++++ Record extracts
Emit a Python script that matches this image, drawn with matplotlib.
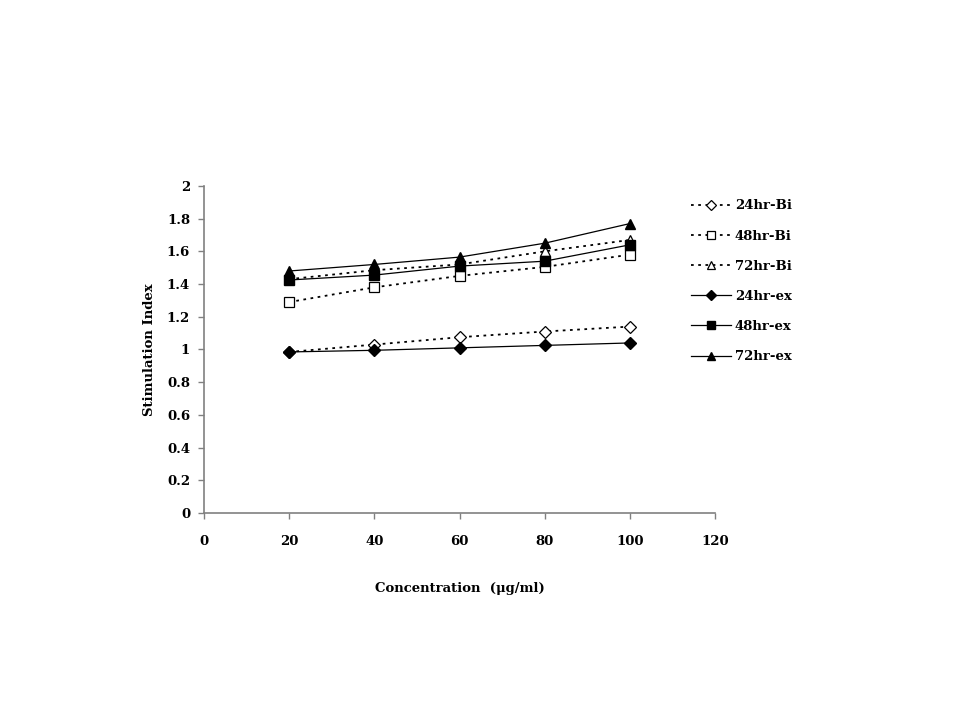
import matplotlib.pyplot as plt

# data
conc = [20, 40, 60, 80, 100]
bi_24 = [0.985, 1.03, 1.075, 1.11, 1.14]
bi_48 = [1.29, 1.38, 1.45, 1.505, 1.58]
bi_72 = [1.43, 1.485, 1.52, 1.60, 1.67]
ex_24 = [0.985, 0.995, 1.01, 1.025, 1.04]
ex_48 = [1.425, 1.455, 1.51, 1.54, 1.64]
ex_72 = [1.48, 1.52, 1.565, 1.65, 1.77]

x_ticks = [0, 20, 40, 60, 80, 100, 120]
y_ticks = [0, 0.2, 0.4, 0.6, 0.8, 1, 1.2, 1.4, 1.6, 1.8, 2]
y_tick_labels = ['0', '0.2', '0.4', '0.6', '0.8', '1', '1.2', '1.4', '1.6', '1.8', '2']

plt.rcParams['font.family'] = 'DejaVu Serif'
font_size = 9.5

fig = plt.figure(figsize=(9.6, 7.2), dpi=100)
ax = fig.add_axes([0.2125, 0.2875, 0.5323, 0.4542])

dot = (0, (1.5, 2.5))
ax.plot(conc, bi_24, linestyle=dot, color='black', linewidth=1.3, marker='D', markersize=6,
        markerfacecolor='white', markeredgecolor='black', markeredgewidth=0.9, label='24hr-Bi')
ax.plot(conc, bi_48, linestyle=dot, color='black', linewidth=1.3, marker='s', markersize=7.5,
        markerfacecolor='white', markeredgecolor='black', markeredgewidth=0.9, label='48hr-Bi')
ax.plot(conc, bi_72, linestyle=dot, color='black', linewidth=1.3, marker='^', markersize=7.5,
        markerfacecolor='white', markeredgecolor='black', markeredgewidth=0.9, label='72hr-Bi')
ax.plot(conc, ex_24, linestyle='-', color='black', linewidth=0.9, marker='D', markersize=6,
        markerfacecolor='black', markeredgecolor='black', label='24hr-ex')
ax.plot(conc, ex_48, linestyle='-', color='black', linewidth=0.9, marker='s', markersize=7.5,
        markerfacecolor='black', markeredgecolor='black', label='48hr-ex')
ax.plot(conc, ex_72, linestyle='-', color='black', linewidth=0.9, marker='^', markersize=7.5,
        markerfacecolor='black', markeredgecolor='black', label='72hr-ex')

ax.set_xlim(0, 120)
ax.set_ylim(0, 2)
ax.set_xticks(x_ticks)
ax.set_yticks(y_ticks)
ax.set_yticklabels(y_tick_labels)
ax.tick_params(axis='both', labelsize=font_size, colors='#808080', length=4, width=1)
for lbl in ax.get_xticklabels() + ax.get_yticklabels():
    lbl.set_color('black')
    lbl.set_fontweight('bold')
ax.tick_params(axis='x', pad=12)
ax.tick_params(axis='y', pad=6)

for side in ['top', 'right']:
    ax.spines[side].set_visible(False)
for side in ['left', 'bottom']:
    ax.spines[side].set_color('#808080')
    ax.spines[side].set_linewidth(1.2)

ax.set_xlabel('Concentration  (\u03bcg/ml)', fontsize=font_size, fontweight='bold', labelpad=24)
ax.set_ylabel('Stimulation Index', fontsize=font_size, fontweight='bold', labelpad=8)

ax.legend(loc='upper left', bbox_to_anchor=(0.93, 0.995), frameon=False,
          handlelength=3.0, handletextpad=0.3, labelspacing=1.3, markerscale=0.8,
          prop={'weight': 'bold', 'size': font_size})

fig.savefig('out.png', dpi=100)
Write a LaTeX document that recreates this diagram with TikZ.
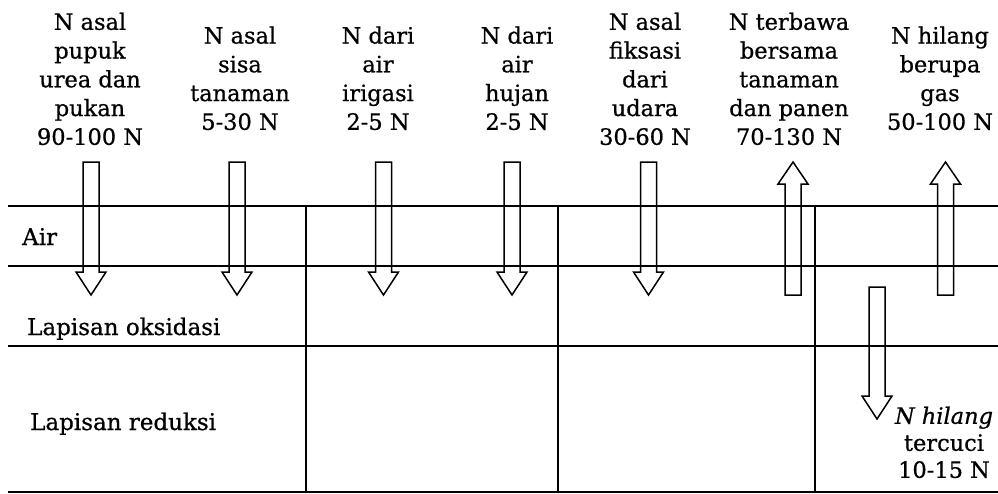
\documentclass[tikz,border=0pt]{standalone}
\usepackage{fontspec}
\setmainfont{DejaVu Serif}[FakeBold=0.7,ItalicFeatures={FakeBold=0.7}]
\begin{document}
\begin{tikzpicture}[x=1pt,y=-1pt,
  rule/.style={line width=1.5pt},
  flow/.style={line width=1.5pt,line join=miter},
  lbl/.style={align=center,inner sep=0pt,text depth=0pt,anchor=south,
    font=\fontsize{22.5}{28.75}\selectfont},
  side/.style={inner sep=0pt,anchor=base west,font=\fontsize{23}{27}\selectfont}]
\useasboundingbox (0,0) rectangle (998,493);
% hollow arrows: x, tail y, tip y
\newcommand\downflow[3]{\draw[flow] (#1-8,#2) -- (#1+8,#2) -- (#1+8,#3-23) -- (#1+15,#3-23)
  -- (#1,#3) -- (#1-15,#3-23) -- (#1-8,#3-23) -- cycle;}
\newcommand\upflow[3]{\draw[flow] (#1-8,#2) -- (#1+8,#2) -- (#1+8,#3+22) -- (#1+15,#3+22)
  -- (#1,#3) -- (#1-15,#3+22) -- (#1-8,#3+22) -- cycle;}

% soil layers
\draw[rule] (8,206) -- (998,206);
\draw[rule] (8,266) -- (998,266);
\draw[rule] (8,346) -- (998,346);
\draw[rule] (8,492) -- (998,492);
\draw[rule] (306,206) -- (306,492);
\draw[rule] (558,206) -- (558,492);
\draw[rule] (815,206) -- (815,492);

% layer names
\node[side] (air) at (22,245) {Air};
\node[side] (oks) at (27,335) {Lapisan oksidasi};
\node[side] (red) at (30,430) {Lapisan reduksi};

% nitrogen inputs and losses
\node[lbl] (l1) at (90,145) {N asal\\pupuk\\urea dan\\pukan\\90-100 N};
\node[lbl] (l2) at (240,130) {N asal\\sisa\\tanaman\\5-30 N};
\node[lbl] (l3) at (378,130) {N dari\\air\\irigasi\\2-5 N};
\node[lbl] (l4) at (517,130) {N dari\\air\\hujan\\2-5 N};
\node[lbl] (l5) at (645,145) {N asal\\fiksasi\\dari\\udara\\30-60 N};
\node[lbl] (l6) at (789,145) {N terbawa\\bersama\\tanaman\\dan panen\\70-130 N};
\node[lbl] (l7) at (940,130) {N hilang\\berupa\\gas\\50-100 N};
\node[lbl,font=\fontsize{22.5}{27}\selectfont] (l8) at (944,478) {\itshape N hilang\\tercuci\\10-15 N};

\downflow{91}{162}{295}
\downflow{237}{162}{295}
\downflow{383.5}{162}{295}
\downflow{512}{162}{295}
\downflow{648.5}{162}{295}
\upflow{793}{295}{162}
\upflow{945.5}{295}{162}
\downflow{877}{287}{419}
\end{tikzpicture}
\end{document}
++++++++
• [Problem requirements] Copy out the entries verbatim and leave the images out.

• [Output for this task]
Emit a Python script that matches this image, drawn with matplotlib.
import matplotlib.pyplot as plt

# data
conc = [20, 40, 60, 80, 100]
bi_24 = [0.985, 1.03, 1.075, 1.11, 1.14]
bi_48 = [1.29, 1.38, 1.45, 1.505, 1.58]
bi_72 = [1.43, 1.485, 1.52, 1.60, 1.67]
ex_24 = [0.985, 0.995, 1.01, 1.025, 1.04]
ex_48 = [1.425, 1.455, 1.51, 1.54, 1.64]
ex_72 = [1.48, 1.52, 1.565, 1.65, 1.77]

x_ticks = [0, 20, 40, 60, 80, 100, 120]
y_ticks = [0, 0.2, 0.4, 0.6, 0.8, 1, 1.2, 1.4, 1.6, 1.8, 2]
y_tick_labels = ['0', '0.2', '0.4', '0.6', '0.8', '1', '1.2', '1.4', '1.6', '1.8', '2']

plt.rcParams['font.family'] = 'DejaVu Serif'
font_size = 9.5

fig = plt.figure(figsize=(9.6, 7.2), dpi=100)
ax = fig.add_axes([0.2125, 0.2875, 0.5323, 0.4542])

dot = (0, (1.5, 2.5))
ax.plot(conc, bi_24, linestyle=dot, color='black', linewidth=1.3, marker='D', markersize=6,
        markerfacecolor='white', markeredgecolor='black', markeredgewidth=0.9, label='24hr-Bi')
ax.plot(conc, bi_48, linestyle=dot, color='black', linewidth=1.3, marker='s', markersize=7.5,
        markerfacecolor='white', markeredgecolor='black', markeredgewidth=0.9, label='48hr-Bi')
ax.plot(conc, bi_72, linestyle=dot, color='black', linewidth=1.3, marker='^', markersize=7.5,
        markerfacecolor='white', markeredgecolor='black', markeredgewidth=0.9, label='72hr-Bi')
ax.plot(conc, ex_24, linestyle='-', color='black', linewidth=0.9, marker='D', markersize=6,
        markerfacecolor='black', markeredgecolor='black', label='24hr-ex')
ax.plot(conc, ex_48, linestyle='-', color='black', linewidth=0.9, marker='s', markersize=7.5,
        markerfacecolor='black', markeredgecolor='black', label='48hr-ex')
ax.plot(conc, ex_72, linestyle='-', color='black', linewidth=0.9, marker='^', markersize=7.5,
        markerfacecolor='black', markeredgecolor='black', label='72hr-ex')

ax.set_xlim(0, 120)
ax.set_ylim(0, 2)
ax.set_xticks(x_ticks)
ax.set_yticks(y_ticks)
ax.set_yticklabels(y_tick_labels)
ax.tick_params(axis='both', labelsize=font_size, colors='#808080', length=4, width=1)
for lbl in ax.get_xticklabels() + ax.get_yticklabels():
    lbl.set_color('black')
    lbl.set_fontweight('bold')
ax.tick_params(axis='x', pad=12)
ax.tick_params(axis='y', pad=6)

for side in ['top', 'right']:
    ax.spines[side].set_visible(False)
for side in ['left', 'bottom']:
    ax.spines[side].set_color('#808080')
    ax.spines[side].set_linewidth(1.2)

ax.set_xlabel('Concentration  (\u03bcg/ml)', fontsize=font_size, fontweight='bold', labelpad=24)
ax.set_ylabel('Stimulation Index', fontsize=font_size, fontweight='bold', labelpad=8)

ax.legend(loc='upper left', bbox_to_anchor=(0.93, 0.995), frameon=False,
          handlelength=3.0, handletextpad=0.3, labelspacing=1.3, markerscale=0.8,
          prop={'weight': 'bold', 'size': font_size})

fig.savefig('out.png', dpi=100)
Write a LaTeX document that recreates this diagram with TikZ.
\documentclass[tikz,border=0pt]{standalone}
\usepackage{fontspec}
\setmainfont{DejaVu Serif}[FakeBold=0.7,ItalicFeatures={FakeBold=0.7}]
\begin{document}
\begin{tikzpicture}[x=1pt,y=-1pt,
  rule/.style={line width=1.5pt},
  flow/.style={line width=1.5pt,line join=miter},
  lbl/.style={align=center,inner sep=0pt,text depth=0pt,anchor=south,
    font=\fontsize{22.5}{28.75}\selectfont},
  side/.style={inner sep=0pt,anchor=base west,font=\fontsize{23}{27}\selectfont}]
\useasboundingbox (0,0) rectangle (998,493);
% hollow arrows: x, tail y, tip y
\newcommand\downflow[3]{\draw[flow] (#1-8,#2) -- (#1+8,#2) -- (#1+8,#3-23) -- (#1+15,#3-23)
  -- (#1,#3) -- (#1-15,#3-23) -- (#1-8,#3-23) -- cycle;}
\newcommand\upflow[3]{\draw[flow] (#1-8,#2) -- (#1+8,#2) -- (#1+8,#3+22) -- (#1+15,#3+22)
  -- (#1,#3) -- (#1-15,#3+22) -- (#1-8,#3+22) -- cycle;}

% soil layers
\draw[rule] (8,206) -- (998,206);
\draw[rule] (8,266) -- (998,266);
\draw[rule] (8,346) -- (998,346);
\draw[rule] (8,492) -- (998,492);
\draw[rule] (306,206) -- (306,492);
\draw[rule] (558,206) -- (558,492);
\draw[rule] (815,206) -- (815,492);

% layer names
\node[side] (air) at (22,245) {Air};
\node[side] (oks) at (27,335) {Lapisan oksidasi};
\node[side] (red) at (30,430) {Lapisan reduksi};

% nitrogen inputs and losses
\node[lbl] (l1) at (90,145) {N asal\\pupuk\\urea dan\\pukan\\90-100 N};
\node[lbl] (l2) at (240,130) {N asal\\sisa\\tanaman\\5-30 N};
\node[lbl] (l3) at (378,130) {N dari\\air\\irigasi\\2-5 N};
\node[lbl] (l4) at (517,130) {N dari\\air\\hujan\\2-5 N};
\node[lbl] (l5) at (645,145) {N asal\\fiksasi\\dari\\udara\\30-60 N};
\node[lbl] (l6) at (789,145) {N terbawa\\bersama\\tanaman\\dan panen\\70-130 N};
\node[lbl] (l7) at (940,130) {N hilang\\berupa\\gas\\50-100 N};
\node[lbl,font=\fontsize{22.5}{27}\selectfont] (l8) at (944,478) {\itshape N hilang\\tercuci\\10-15 N};

\downflow{91}{162}{295}
\downflow{237}{162}{295}
\downflow{383.5}{162}{295}
\downflow{512}{162}{295}
\downflow{648.5}{162}{295}
\upflow{793}{295}{162}
\upflow{945.5}{295}{162}
\downflow{877}{287}{419}
\end{tikzpicture}
\end{document}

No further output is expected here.